* Start SOURCE MATERIAL *

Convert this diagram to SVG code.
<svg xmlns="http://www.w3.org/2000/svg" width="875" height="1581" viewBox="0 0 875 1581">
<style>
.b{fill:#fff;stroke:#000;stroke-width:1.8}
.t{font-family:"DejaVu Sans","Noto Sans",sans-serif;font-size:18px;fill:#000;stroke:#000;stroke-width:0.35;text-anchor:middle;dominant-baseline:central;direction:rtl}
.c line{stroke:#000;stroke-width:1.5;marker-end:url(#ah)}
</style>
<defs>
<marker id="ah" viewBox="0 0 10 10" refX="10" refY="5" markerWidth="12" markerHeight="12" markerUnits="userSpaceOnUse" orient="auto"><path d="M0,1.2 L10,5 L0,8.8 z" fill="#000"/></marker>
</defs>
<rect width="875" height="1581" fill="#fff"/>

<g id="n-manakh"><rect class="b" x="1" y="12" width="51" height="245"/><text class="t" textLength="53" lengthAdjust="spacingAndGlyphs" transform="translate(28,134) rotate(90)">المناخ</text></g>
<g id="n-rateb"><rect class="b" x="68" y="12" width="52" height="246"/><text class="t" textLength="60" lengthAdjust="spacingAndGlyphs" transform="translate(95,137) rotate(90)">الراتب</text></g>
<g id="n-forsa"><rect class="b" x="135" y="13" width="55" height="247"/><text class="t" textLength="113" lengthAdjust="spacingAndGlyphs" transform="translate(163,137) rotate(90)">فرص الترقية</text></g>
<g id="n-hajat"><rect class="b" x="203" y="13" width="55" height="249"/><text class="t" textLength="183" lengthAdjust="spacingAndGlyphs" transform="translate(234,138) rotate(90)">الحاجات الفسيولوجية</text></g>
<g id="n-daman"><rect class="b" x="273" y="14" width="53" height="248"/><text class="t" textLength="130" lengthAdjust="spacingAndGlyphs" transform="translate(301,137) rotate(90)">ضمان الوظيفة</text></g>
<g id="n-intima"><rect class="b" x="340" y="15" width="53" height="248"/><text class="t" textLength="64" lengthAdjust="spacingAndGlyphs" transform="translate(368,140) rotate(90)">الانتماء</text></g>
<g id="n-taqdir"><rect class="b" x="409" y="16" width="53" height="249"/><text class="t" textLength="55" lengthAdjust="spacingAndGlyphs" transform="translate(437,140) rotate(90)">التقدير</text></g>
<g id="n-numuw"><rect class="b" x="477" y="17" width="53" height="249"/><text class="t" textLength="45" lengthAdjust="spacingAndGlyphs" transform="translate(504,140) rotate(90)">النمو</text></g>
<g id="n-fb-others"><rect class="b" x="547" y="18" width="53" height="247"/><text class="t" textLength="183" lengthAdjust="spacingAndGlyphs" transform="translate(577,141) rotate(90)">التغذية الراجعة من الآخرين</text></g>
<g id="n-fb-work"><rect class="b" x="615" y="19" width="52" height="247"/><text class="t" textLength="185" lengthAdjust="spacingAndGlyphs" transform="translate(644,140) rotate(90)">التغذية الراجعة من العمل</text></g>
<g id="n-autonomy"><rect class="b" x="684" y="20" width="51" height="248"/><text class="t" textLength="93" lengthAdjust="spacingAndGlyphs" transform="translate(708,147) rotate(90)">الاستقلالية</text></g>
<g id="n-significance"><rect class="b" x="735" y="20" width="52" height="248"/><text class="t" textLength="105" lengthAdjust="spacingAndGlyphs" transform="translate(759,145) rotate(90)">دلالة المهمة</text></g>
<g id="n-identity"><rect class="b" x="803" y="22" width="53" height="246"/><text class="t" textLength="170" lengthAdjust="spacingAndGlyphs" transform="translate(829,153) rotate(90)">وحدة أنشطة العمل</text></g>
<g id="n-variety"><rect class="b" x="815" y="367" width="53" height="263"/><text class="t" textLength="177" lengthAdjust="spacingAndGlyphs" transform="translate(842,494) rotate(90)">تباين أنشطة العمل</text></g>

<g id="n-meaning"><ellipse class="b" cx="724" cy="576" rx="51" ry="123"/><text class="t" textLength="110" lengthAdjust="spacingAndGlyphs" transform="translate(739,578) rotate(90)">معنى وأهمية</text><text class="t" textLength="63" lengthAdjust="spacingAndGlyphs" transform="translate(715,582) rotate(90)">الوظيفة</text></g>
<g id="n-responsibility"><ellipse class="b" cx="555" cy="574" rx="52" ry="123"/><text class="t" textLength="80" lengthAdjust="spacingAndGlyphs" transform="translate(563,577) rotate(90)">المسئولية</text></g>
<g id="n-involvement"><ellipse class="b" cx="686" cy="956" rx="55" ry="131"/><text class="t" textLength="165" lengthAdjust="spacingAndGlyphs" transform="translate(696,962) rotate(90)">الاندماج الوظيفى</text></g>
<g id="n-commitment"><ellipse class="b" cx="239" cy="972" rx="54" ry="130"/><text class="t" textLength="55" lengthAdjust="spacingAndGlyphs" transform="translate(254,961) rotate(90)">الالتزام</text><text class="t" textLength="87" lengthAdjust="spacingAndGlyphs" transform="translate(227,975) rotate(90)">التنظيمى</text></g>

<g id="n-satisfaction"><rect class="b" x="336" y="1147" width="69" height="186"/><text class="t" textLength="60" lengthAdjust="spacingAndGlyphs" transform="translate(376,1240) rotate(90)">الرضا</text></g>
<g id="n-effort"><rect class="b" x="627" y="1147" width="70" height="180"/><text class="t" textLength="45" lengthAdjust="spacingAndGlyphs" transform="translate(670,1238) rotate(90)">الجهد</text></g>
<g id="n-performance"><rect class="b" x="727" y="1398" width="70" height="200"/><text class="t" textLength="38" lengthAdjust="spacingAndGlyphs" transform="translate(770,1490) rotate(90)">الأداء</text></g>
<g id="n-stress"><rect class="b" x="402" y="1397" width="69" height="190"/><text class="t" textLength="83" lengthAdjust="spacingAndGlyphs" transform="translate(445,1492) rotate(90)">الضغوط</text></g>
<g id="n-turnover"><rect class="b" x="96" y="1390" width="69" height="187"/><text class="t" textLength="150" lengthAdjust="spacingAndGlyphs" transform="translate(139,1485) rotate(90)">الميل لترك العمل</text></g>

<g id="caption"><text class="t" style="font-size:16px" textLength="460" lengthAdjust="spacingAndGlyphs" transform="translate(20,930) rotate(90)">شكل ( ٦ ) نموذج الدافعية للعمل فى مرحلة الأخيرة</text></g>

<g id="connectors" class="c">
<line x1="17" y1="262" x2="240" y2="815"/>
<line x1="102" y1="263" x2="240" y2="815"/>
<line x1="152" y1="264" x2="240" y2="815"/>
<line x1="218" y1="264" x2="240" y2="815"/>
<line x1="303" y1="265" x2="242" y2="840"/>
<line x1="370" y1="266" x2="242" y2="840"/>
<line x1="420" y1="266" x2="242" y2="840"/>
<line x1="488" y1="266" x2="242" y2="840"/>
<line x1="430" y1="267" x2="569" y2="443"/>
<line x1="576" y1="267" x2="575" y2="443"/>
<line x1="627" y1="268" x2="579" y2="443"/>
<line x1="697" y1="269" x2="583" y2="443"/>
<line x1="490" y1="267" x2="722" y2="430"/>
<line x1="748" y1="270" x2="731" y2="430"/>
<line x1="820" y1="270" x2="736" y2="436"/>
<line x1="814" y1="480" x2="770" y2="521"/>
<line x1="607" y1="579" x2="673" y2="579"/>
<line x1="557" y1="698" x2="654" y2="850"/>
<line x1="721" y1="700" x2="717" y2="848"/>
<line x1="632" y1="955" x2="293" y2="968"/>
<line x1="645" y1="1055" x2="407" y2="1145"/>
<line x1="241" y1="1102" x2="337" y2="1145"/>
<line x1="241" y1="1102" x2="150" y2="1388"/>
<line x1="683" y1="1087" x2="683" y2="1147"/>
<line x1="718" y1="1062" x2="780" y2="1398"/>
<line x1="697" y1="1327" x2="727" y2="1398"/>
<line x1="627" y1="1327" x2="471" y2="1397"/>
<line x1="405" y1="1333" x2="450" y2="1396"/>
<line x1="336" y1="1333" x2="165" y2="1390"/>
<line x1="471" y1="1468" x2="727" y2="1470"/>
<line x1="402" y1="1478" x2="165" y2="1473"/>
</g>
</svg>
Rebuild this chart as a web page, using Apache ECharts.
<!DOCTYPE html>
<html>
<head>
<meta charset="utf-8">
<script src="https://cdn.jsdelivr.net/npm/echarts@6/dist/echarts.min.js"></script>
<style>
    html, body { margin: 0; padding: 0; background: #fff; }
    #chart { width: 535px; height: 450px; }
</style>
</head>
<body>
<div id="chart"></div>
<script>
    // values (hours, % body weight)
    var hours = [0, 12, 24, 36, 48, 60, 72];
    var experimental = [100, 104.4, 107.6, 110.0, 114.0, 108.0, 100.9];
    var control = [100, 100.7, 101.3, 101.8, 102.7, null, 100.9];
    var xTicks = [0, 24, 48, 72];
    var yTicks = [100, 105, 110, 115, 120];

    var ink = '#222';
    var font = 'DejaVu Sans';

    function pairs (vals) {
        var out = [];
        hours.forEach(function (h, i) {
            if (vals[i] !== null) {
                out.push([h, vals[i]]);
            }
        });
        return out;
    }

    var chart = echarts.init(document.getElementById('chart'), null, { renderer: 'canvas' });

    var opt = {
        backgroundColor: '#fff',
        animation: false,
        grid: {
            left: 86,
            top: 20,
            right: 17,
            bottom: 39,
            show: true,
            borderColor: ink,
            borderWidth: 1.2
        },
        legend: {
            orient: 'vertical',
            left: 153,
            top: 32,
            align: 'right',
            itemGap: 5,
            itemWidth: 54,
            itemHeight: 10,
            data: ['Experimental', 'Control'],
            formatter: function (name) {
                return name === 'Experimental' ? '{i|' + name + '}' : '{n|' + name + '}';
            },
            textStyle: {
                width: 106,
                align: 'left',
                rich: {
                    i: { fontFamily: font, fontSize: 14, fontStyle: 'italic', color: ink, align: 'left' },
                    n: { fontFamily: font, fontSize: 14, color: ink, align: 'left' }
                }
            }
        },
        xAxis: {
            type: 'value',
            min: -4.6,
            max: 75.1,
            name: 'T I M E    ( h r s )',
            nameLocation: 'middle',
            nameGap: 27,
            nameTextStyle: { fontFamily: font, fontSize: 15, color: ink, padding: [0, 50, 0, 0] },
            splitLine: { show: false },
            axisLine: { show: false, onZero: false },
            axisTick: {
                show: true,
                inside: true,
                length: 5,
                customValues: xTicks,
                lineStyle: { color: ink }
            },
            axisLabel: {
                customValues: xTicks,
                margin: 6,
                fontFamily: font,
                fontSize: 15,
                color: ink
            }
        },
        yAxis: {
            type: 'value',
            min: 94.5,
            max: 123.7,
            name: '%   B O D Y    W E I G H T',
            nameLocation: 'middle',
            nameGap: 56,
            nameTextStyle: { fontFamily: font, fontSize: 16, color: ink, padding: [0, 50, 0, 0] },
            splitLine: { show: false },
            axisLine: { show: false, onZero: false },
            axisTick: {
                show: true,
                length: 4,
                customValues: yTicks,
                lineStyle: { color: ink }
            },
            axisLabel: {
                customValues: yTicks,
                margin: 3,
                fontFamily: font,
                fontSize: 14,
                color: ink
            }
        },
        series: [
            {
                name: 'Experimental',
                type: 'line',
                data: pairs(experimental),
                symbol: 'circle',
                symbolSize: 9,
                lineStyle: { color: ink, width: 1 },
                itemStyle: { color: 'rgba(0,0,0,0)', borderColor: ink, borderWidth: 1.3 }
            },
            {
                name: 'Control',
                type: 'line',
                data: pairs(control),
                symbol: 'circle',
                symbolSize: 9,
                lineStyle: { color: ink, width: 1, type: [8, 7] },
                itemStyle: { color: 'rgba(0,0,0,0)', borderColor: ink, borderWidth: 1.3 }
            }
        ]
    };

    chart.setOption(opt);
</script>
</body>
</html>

* End SOURCE MATERIAL *

**WHAT IS BEING ASKED:** Determine how many lines in the listing above hold the word "this", answering with the number only.

**FINISHED EXERCISE:** 2